Appel à une nouvelle approche
Les déclarations du gouvernement fédéral n'impressionnent pas tout le monde, compte tenu de l'historique d'initiatives similaires.
"Tant que l'on ne s'attaquera pas au bourbier des problèmes, toute intervention sera probablement vouée à l'échec", selon M. Bunza.
"Les solutions requises comprennent une électricité bon marché et durable, une politique d'import-export équilibrée qui favorisera nos fabricants de textile, et l'engagement des universités dans la recherche."
Le professeur d'université recommande également la création d'un conseil de recherche textile.
Le directeur général de la NTMA, Kwajaffa, estime que le Nigeria doit s'inspirer d'autres économies émergentes dont les industries textiles fonctionnent bien.
Effet de la dévaluation de la monnaie
Depuis l'introduction du naira nigérian en 2023, la monnaie a perdu plus de la moitié de sa valeur, passant de 700 nairas pour un dollar à 1 600 nairas.
"Si nous dévaluons le naira, nous deviendrons une nation de consommateurs.
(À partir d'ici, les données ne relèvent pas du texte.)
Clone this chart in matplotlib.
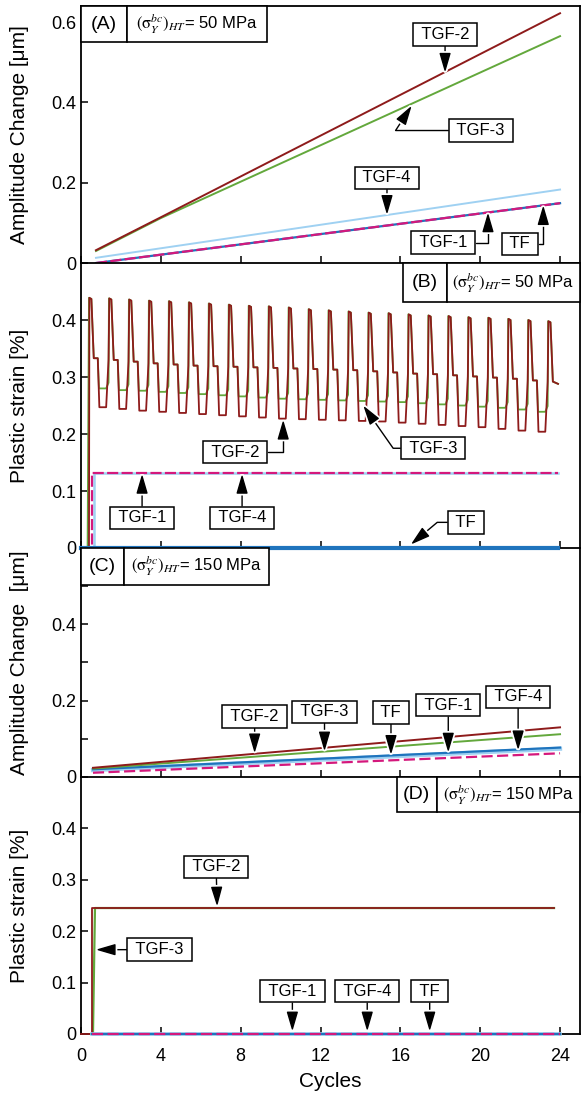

Nous ne serons plus compétitifs et nous ne pourrons plus exporter", estime Kwajaffa.
Bunza souligne que la dévaluation de la monnaie a un impact négatif sur l'importation de matières premières et d'équipements. Hajia Aisha Mohammed, qui tient un magasin à Abuja, explique que la demande de textiles a chuté en raison des prix élevés des tissus importés.
Les tissus qui étaient auparavant abordables sont maintenant "un luxe", dit-elle à TRT Afrika.
Certains analystes considèrent que l'industrie textile locale doit changer d'objectif, explorer le marché des tissus autres que les imprimés africains et sortir du Nigeria.